**WHAT IS EXPECTED**
Report how many lines of the entries below contain the word "this", and nothing more.
-*-*-
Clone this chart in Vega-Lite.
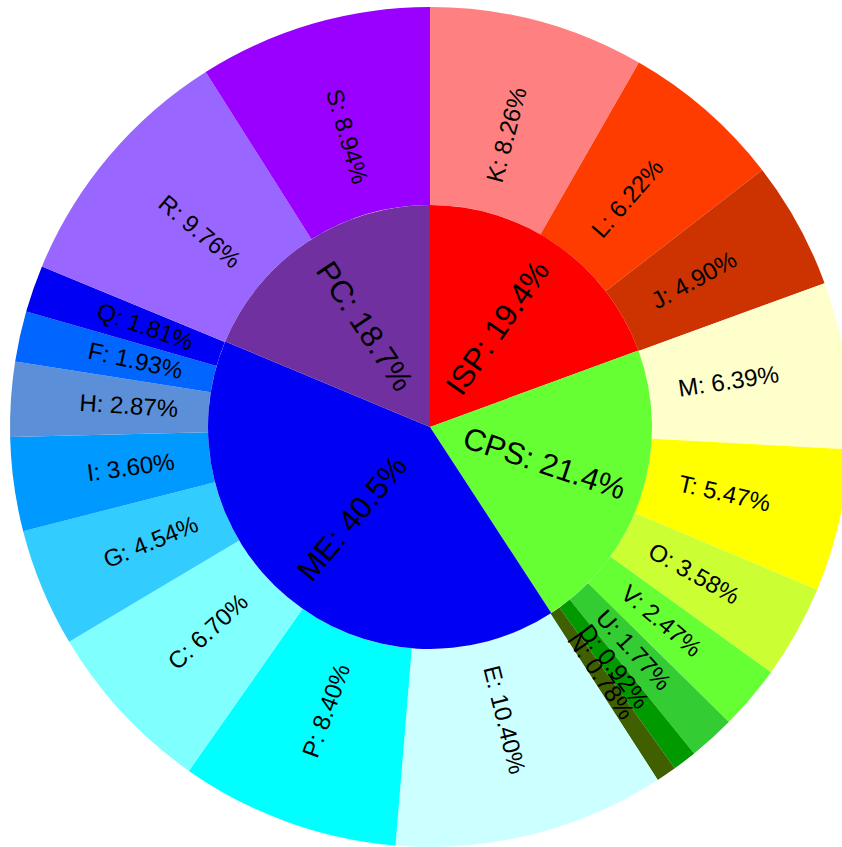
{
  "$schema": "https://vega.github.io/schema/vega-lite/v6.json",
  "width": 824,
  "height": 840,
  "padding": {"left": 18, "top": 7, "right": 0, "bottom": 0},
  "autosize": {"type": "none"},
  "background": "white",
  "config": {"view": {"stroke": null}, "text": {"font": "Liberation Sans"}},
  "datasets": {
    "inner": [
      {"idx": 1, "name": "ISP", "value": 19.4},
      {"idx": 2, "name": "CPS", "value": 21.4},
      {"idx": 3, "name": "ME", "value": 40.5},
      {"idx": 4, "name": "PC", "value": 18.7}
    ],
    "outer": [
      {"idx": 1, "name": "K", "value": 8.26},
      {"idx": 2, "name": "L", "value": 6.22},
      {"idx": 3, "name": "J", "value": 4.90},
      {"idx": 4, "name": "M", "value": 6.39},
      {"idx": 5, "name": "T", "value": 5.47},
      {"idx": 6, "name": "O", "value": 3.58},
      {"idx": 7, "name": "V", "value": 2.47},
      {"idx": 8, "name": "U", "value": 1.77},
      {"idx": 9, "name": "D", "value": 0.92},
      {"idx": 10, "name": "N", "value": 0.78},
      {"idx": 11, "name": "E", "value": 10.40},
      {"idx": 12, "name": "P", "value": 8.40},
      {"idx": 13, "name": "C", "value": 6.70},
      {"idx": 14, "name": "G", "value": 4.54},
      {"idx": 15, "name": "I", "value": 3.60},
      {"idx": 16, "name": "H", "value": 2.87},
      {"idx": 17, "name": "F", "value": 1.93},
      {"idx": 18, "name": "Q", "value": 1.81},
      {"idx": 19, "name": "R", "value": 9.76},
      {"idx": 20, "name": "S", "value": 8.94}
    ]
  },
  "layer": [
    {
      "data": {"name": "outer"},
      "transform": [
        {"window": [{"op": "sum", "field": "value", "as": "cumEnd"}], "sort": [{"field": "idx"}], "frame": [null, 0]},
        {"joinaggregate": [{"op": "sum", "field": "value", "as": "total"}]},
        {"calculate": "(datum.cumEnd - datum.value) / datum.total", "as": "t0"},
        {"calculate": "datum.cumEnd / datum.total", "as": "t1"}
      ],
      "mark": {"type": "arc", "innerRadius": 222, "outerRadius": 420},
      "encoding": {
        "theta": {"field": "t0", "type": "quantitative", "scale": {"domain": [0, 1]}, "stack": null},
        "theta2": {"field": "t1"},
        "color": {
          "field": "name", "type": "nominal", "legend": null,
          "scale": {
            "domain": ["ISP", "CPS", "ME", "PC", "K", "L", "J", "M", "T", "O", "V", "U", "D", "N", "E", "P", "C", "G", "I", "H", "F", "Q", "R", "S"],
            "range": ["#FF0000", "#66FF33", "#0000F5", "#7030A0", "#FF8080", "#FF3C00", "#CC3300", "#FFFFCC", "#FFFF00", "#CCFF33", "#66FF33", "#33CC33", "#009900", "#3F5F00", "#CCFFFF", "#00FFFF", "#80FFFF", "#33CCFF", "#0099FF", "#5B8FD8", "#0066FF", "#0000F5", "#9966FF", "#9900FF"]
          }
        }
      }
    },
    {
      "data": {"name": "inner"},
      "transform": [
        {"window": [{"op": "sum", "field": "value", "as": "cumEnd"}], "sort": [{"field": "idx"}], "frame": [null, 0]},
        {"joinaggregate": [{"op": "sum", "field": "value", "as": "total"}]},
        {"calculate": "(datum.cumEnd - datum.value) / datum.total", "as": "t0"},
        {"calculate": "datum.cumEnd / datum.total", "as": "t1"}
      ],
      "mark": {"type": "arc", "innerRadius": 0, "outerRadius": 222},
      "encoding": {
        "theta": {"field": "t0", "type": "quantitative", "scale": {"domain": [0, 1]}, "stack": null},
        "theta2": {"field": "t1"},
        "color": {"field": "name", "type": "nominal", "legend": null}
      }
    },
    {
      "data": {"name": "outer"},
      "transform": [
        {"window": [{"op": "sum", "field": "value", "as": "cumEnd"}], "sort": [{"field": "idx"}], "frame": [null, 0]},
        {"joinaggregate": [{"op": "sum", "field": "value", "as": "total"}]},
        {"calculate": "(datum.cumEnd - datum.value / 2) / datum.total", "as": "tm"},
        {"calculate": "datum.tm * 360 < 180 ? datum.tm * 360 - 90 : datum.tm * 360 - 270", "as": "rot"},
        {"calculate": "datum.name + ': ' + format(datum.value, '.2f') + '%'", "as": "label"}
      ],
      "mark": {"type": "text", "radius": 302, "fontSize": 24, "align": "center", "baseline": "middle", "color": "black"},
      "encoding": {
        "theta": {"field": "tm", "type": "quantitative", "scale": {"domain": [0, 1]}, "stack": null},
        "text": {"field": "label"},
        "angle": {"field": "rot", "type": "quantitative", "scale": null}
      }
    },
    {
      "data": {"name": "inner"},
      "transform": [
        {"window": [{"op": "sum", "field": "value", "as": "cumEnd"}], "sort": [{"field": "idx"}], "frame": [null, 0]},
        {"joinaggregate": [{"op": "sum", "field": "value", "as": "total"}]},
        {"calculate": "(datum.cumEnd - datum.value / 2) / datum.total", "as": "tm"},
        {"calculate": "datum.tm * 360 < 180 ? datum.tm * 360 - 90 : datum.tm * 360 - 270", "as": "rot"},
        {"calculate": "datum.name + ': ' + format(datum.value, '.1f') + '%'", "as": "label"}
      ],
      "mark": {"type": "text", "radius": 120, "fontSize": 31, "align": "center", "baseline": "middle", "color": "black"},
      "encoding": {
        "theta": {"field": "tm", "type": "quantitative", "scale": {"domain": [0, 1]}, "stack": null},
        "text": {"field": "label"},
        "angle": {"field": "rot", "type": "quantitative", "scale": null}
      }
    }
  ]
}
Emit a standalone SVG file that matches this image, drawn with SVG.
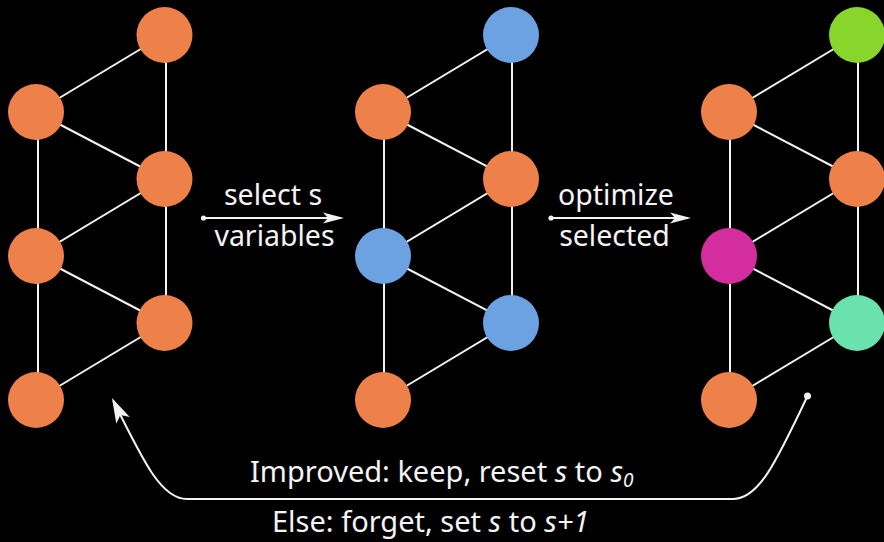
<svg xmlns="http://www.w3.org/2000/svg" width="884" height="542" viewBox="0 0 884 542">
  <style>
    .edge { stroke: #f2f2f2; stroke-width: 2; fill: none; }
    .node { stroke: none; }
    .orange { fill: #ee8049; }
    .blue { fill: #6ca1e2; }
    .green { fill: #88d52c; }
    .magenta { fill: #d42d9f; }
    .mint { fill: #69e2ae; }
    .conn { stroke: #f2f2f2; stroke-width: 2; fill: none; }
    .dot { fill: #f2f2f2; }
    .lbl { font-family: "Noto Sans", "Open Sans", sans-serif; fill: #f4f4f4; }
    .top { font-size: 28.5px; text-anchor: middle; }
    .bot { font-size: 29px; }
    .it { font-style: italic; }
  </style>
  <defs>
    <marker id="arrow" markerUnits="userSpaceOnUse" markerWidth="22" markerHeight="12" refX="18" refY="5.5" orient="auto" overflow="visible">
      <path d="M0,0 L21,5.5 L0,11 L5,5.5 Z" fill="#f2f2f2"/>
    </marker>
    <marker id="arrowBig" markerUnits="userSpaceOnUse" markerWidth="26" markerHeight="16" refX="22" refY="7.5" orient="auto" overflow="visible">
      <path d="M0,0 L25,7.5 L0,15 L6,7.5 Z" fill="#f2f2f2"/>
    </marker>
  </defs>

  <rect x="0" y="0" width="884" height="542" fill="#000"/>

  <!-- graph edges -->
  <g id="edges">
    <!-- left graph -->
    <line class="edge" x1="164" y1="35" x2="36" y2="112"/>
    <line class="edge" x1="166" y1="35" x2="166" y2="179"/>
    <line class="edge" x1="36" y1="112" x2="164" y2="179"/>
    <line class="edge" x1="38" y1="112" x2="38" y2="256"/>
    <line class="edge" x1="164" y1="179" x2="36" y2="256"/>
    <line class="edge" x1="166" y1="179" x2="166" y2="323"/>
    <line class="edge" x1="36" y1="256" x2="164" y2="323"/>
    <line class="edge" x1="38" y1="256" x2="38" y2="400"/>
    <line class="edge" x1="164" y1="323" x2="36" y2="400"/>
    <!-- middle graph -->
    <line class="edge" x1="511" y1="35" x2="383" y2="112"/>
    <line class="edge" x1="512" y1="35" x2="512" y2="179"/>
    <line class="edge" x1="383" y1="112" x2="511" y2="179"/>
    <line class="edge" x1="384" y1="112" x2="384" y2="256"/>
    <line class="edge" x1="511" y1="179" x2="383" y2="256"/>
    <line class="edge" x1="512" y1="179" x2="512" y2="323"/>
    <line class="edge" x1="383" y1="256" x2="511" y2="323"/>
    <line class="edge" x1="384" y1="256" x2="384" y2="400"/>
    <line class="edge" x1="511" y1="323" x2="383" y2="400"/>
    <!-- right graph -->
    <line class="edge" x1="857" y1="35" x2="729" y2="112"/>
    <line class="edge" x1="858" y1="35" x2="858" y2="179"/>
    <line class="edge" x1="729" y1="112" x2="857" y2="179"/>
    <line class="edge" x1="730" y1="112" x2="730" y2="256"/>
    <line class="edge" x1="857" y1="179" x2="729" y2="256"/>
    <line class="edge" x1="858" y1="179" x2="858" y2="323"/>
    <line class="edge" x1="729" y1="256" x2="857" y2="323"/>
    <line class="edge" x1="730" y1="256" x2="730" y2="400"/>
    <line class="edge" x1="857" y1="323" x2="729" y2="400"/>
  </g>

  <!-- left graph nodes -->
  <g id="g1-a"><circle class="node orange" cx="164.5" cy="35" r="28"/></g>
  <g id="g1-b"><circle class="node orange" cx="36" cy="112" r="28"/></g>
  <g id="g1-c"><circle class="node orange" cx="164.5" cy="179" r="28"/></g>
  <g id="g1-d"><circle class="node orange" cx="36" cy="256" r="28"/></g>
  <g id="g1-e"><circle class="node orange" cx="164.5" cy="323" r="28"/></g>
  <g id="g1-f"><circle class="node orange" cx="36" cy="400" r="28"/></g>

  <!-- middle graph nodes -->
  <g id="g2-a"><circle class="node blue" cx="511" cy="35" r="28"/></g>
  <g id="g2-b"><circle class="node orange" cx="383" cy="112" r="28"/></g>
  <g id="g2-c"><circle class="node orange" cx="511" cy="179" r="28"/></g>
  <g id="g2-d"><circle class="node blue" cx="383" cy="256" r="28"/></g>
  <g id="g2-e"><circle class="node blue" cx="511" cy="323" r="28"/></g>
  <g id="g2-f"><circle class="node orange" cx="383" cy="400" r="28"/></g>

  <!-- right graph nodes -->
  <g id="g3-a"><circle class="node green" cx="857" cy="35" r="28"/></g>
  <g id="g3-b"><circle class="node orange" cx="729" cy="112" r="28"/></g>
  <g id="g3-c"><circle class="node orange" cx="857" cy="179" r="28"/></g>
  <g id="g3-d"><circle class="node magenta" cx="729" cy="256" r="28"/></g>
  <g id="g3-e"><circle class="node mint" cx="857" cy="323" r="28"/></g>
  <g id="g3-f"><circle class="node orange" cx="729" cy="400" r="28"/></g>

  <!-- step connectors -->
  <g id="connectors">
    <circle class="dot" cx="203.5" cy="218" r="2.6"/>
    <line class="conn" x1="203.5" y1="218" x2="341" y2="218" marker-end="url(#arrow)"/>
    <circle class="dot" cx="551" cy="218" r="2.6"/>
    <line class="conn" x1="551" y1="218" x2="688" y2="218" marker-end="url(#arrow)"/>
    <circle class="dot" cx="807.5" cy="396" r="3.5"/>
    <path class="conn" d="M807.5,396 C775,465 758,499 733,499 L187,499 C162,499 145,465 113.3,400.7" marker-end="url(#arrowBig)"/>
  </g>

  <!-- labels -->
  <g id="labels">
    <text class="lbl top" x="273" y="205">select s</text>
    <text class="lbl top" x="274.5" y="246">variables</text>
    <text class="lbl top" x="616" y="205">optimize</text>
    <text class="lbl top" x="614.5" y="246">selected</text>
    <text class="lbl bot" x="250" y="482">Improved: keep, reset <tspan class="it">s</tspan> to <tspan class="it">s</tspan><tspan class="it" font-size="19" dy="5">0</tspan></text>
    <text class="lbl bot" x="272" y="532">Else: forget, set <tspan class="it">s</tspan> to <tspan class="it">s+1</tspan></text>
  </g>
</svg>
-*-*-
**THE ANSWER**
2